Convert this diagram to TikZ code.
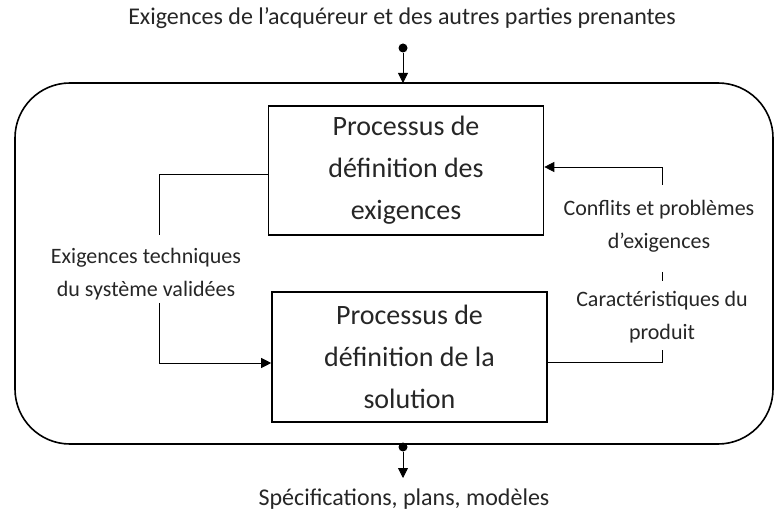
\documentclass[tikz,border=0pt]{standalone}
\usepackage{fontspec}
\setmainfont{Carlito}
\usetikzlibrary{arrows.meta}
\begin{document}
\begin{tikzpicture}[
    x=1pt, y=-1pt,
    font=\fontsize{22}{33}\selectfont,
    text=black!85,
    process/.style={draw=black, line width=1.6pt, minimum width=275pt, minimum height=129pt, inner sep=0pt, align=center, font=\fontsize{28}{42}\selectfont},
    note/.style={align=center, inner sep=0pt},
    caption/.style={font=\fontsize{24}{28}\selectfont},
    dot/.style={circle, fill=black, minimum size=9pt, inner sep=0pt},
    flow/.style={-{Triangle[length=10pt, width=10pt]}, line width=0.8pt},
    link/.style={line width=0.8pt}
  ]
  \useasboundingbox (0,0) rectangle (776,518);

  % System boundary
  \draw[line width=1.6pt, rounded corners=55pt] (15,83) rectangle (773,444);

  % The two processes
  \node[process] (reqdef) at (406,170.5) {Processus de\\définition des\\exigences};
  \node[process, minimum height=130pt] (soldef) at (409.5,357) {Processus de\\définition de la\\solution};

  % Input and output of the system
  \node[caption] (buyer) at (402,18) {Exigences de l’acquéreur et des autres parties prenantes};
  \node[dot] (indot) at (403,48) {};
  \coordinate (inend) at (403,83);
  \draw[flow] (indot) -- (inend);

  \node[dot] (outdot) at (403,447) {};
  \coordinate (outend) at (403,478);
  \draw[flow] (outdot) -- (outend);
  \node[caption] (specs) at (404,499) {Spécifications, plans, modèles};

  % Requirements down to the solution
  \node[note] (validated) at (146,274) {Exigences techniques\\du système validées};
  \coordinate (vtop) at (159,235);
  \coordinate (vbot) at (159,303);
  \draw[link] ([yshift=-3.5pt]reqdef.west) -| (vtop);
  \draw[flow] (vbot) |- ([yshift=-6pt]soldef.west);

  % Feedback from the solution
  \node[note] (product) at (662,317) {Caractéristiques du\\produit};
  \node[note] (conflicts) at (659,226) {Conflits et problèmes\\d’exigences};
  \coordinate (cbot) at (662,350);
  \coordinate (cmida) at (662,272);
  \coordinate (cmidb) at (662,281);
  \coordinate (ctop) at (662,185);
  \draw[link] ([yshift=-5pt]soldef.east) -| (cbot);
  \draw[link] (cmida) -- (cmidb);
  \draw[flow] (ctop) |- ([yshift=3.5pt]reqdef.east);

\end{tikzpicture}
\end{document}
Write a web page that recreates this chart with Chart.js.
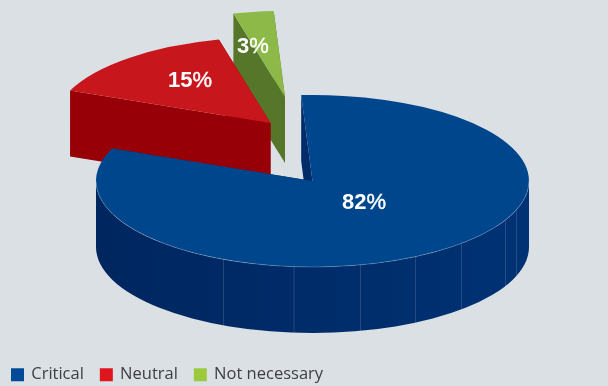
+++
Copy all of the entries verbatim, leaving out any pictures they contain.

## Result of the exercise
Convert this diagram to TikZ code.
\documentclass[tikz,border=0pt]{standalone}
\usepackage{fontspec}
\setmainfont{Carlito}
\usetikzlibrary{arrows.meta}
\begin{document}
\begin{tikzpicture}[
    x=1pt, y=-1pt,
    font=\fontsize{22}{33}\selectfont,
    text=black!85,
    process/.style={draw=black, line width=1.6pt, minimum width=275pt, minimum height=129pt, inner sep=0pt, align=center, font=\fontsize{28}{42}\selectfont},
    note/.style={align=center, inner sep=0pt},
    caption/.style={font=\fontsize{24}{28}\selectfont},
    dot/.style={circle, fill=black, minimum size=9pt, inner sep=0pt},
    flow/.style={-{Triangle[length=10pt, width=10pt]}, line width=0.8pt},
    link/.style={line width=0.8pt}
  ]
  \useasboundingbox (0,0) rectangle (776,518);

  % System boundary
  \draw[line width=1.6pt, rounded corners=55pt] (15,83) rectangle (773,444);

  % The two processes
  \node[process] (reqdef) at (406,170.5) {Processus de\\définition des\\exigences};
  \node[process, minimum height=130pt] (soldef) at (409.5,357) {Processus de\\définition de la\\solution};

  % Input and output of the system
  \node[caption] (buyer) at (402,18) {Exigences de l’acquéreur et des autres parties prenantes};
  \node[dot] (indot) at (403,48) {};
  \coordinate (inend) at (403,83);
  \draw[flow] (indot) -- (inend);

  \node[dot] (outdot) at (403,447) {};
  \coordinate (outend) at (403,478);
  \draw[flow] (outdot) -- (outend);
  \node[caption] (specs) at (404,499) {Spécifications, plans, modèles};

  % Requirements down to the solution
  \node[note] (validated) at (146,274) {Exigences techniques\\du système validées};
  \coordinate (vtop) at (159,235);
  \coordinate (vbot) at (159,303);
  \draw[link] ([yshift=-3.5pt]reqdef.west) -| (vtop);
  \draw[flow] (vbot) |- ([yshift=-6pt]soldef.west);

  % Feedback from the solution
  \node[note] (product) at (662,317) {Caractéristiques du\\produit};
  \node[note] (conflicts) at (659,226) {Conflits et problèmes\\d’exigences};
  \coordinate (cbot) at (662,350);
  \coordinate (cmida) at (662,272);
  \coordinate (cmidb) at (662,281);
  \coordinate (ctop) at (662,185);
  \draw[link] ([yshift=-5pt]soldef.east) -| (cbot);
  \draw[link] (cmida) -- (cmidb);
  \draw[flow] (ctop) |- ([yshift=3.5pt]reqdef.east);

\end{tikzpicture}
\end{document}
Write a web page that recreates this chart with Chart.js.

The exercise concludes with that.